SHORT TASK
Retype the opening lines of the data exactly, stopping after the line that contains "end angle=-181, radius=254];". Skip every picture.

DATA EXCERPT
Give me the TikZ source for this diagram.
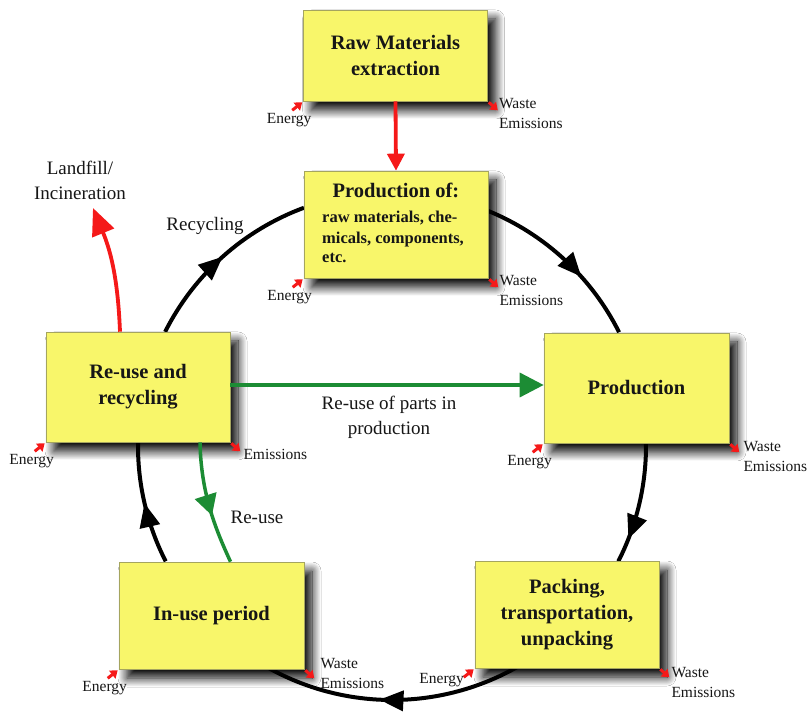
\documentclass[tikz,border=0pt]{standalone}
\usepackage{fontspec}
\setmainfont{Liberation Serif}
\usetikzlibrary{arrows.meta,decorations.markings,shadows.blur,calc}

\definecolor{boxyellow}{RGB}{248,246,106}
\definecolor{boxedge}{RGB}{165,165,95}
\definecolor{arrred}{RGB}{245,25,25}
\definecolor{arrgreen}{RGB}{28,140,52}
\definecolor{txt}{RGB}{22,22,22}

\tikzset{
  stagebox/.style={draw=boxedge, line width=0.6pt, fill=boxyellow,
    minimum width=184pt, minimum height=107pt, inner sep=0pt, align=center,
    font=\fontsize{20.5}{26}\selectfont\bfseries, text=txt,
    blur shadow={shadow xshift=8pt, shadow yshift=-9pt, shadow blur radius=9pt,
      shadow blur steps=16, shadow opacity=100}},
  titletext/.style={font=\fontsize{20.5}{26}\selectfont\bfseries, text=txt, inner sep=0pt},
  subtext/.style={font=\fontsize{16.5}{20}\selectfont\bfseries, text=txt, inner sep=0pt},
  lbl/.style={font=\fontsize{19}{25}\selectfont, text=txt, align=center, inner sep=0pt},
  smalllbl/.style={font=\fontsize{15.5}{20}\selectfont, text=txt, align=left, inner sep=0pt},
  cyc/.style={line width=4pt, black},
  cycarrow/.style={postaction={decorate}, decoration={markings,
      mark=at position #1 with {\arrow{Triangle[length=24pt,width=20pt]}}}},
  energymark/.style={draw=arrred, line width=3pt, -{Triangle[length=7pt,width=10pt]}},
  wastemark/.style={draw=arrred, line width=3pt, -{Triangle[length=7pt,width=10pt]}},
  redarrow/.style={draw=arrred, line width=3.8pt},
  greenarrow/.style={draw=arrgreen, line width=3.5pt},
}

\begin{document}
\begin{tikzpicture}[x=1pt,y=1pt]
\useasboundingbox (0,0) rectangle (808,713);
\fill[white] (0,0) rectangle (808,713);

\coordinate (C) at (392,267);

% cycle arcs (drawn under the boxes)
\draw[cyc, cycarrow=0.5] ($(C)+(153.3:254)$) arc[start angle=153.3, end angle=110.3, radius=254];
\draw[cyc, cycarrow=0.63] ($(C)+(67.7:254)$) arc[start angle=67.7, end angle=26.6, radius=254];
\draw[cyc, cycarrow=0.8] ($(C)+(0.7:254)$) arc[start angle=0.7, end angle=-27, radius=254];
\draw[cyc, cycarrow=0.55] ($(C)+(-60:254)$) arc[start angle=-60, end angle=-119.7, radius=254];
\draw[cyc, cycarrow=0.5] ($(C)+(-153:254)$) arc[start angle=-153, end angle=-181, radius=254];

% boxes
\node[stagebox, minimum height=91pt] (raw) at (395.5,657.5) {Raw Materials\\extraction};
\node[stagebox] (prodof) at (396,488.5) {};
\node[stagebox, minimum width=185pt, minimum height=110pt] (production) at (636.5,325) {Production};
\node[stagebox, minimum height=110pt] (reuse) at (138,326) {Re-use and\\recycling};
\node[stagebox, minimum width=185pt] (inuse) at (211.5,97.5) {In-use period};
\node[stagebox] (packing) at (567,98.5) {Packing,\\transportation,\\unpacking};

% text of the "Production of" box
\node[titletext, anchor=base] (pt0) at (396,515) {Production of:};
\node[subtext, anchor=base west] (pt1) at (322,490) {raw materials, che-};
\node[subtext, anchor=base west] (pt2) at (322,469) {micals, components,};
\node[subtext, anchor=base west] (pt3) at (322,450) {etc.};

% red arrows
\draw[redarrow, -{Triangle[length=17pt,width=17pt]}] (raw.south) -- (prodof.north);
\node[lbl] (landfill) at (80,533) {Landfill/\\Incineration};
\coordinate (lfend) at (93,505);
\draw[redarrow, -{Triangle[length=27pt,width=23pt]}] ($(reuse.north)+(-18,0)$) to[bend right=10] (lfend);

% green arrows
\draw[greenarrow, -{Triangle[length=24pt,width=24pt]}] ($(reuse.east)+(0,2)$) -- ($(reuse.east -| production.west)+(0,2)$);
\node[lbl] (partslbl) at (389,296) {Re-use of parts in\\production};
\draw[greenarrow, postaction={decorate}, decoration={markings,
      mark=at position 0.6 with {\arrow{Triangle[length=21pt,width=22pt]}}}]
  ($(reuse.south)+(62,0)$) .. controls (201,220) and (215,185) .. ($(inuse.north)+(19,0)$);

% cycle labels
\node[lbl] (recyc) at (205,487) {Recycling};
\node[lbl] (reuselbl) at (257,196) {Re-use};

% energy / waste markers and labels
\foreach \b in {raw,prodof,production,reuse,inuse} {
  \draw[energymark] ($(\b.south west)+(-11,-9)$) -- ($(\b.south west)+(-1,-1)$);
  \node[smalllbl] at ($(\b.south west)+(-14,-19)$) {Energy};
}
\draw[energymark] ($(packing.south west)+(-11,-9)$) -- ($(packing.south west)+(-1,-1)$);
\node[smalllbl] (enpack) at ($(packing.south west)+(-33,-12)$) {Energy};

\foreach \b in {raw,prodof,production,inuse,packing,reuse} {
  \draw[wastemark] ($(\b.south east)+(1,-1)$) -- ($(\b.south east)+(10,-9)$);
}
\node[smalllbl, anchor=west] (w1) at ($(raw.south east)+(11,-12)$) {Waste\\Emissions};
\node[smalllbl, anchor=west] (w2) at ($(prodof.south east)+(11,-12)$) {Waste\\Emissions};
\node[smalllbl, anchor=west] (w3) at ($(production.south east)+(14,-13)$) {Waste\\Emissions};
\node[smalllbl, anchor=west] (w4) at ($(reuse.south east)+(13,-12)$) {Emissions};
\node[smalllbl, anchor=west] (w5) at ($(inuse.south east)+(16,-4)$) {Waste\\Emissions};
\node[smalllbl, anchor=west] (w6) at ($(packing.south east)+(12,-14)$) {Waste\\Emissions};
\end{tikzpicture}
\end{document}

SOLVED EXERCISE
Give me the TikZ source for this diagram.
\documentclass[tikz,border=0pt]{standalone}
\usepackage{fontspec}
\setmainfont{Liberation Serif}
\usetikzlibrary{arrows.meta,decorations.markings,shadows.blur,calc}

\definecolor{boxyellow}{RGB}{248,246,106}
\definecolor{boxedge}{RGB}{165,165,95}
\definecolor{arrred}{RGB}{245,25,25}
\definecolor{arrgreen}{RGB}{28,140,52}
\definecolor{txt}{RGB}{22,22,22}

\tikzset{
  stagebox/.style={draw=boxedge, line width=0.6pt, fill=boxyellow,
    minimum width=184pt, minimum height=107pt, inner sep=0pt, align=center,
    font=\fontsize{20.5}{26}\selectfont\bfseries, text=txt,
    blur shadow={shadow xshift=8pt, shadow yshift=-9pt, shadow blur radius=9pt,
      shadow blur steps=16, shadow opacity=100}},
  titletext/.style={font=\fontsize{20.5}{26}\selectfont\bfseries, text=txt, inner sep=0pt},
  subtext/.style={font=\fontsize{16.5}{20}\selectfont\bfseries, text=txt, inner sep=0pt},
  lbl/.style={font=\fontsize{19}{25}\selectfont, text=txt, align=center, inner sep=0pt},
  smalllbl/.style={font=\fontsize{15.5}{20}\selectfont, text=txt, align=left, inner sep=0pt},
  cyc/.style={line width=4pt, black},
  cycarrow/.style={postaction={decorate}, decoration={markings,
      mark=at position #1 with {\arrow{Triangle[length=24pt,width=20pt]}}}},
  energymark/.style={draw=arrred, line width=3pt, -{Triangle[length=7pt,width=10pt]}},
  wastemark/.style={draw=arrred, line width=3pt, -{Triangle[length=7pt,width=10pt]}},
  redarrow/.style={draw=arrred, line width=3.8pt},
  greenarrow/.style={draw=arrgreen, line width=3.5pt},
}

\begin{document}
\begin{tikzpicture}[x=1pt,y=1pt]
\useasboundingbox (0,0) rectangle (808,713);
\fill[white] (0,0) rectangle (808,713);

\coordinate (C) at (392,267);

% cycle arcs (drawn under the boxes)
\draw[cyc, cycarrow=0.5] ($(C)+(153.3:254)$) arc[start angle=153.3, end angle=110.3, radius=254];
\draw[cyc, cycarrow=0.63] ($(C)+(67.7:254)$) arc[start angle=67.7, end angle=26.6, radius=254];
\draw[cyc, cycarrow=0.8] ($(C)+(0.7:254)$) arc[start angle=0.7, end angle=-27, radius=254];
\draw[cyc, cycarrow=0.55] ($(C)+(-60:254)$) arc[start angle=-60, end angle=-119.7, radius=254];
\draw[cyc, cycarrow=0.5] ($(C)+(-153:254)$) arc[start angle=-153, end angle=-181, radius=254];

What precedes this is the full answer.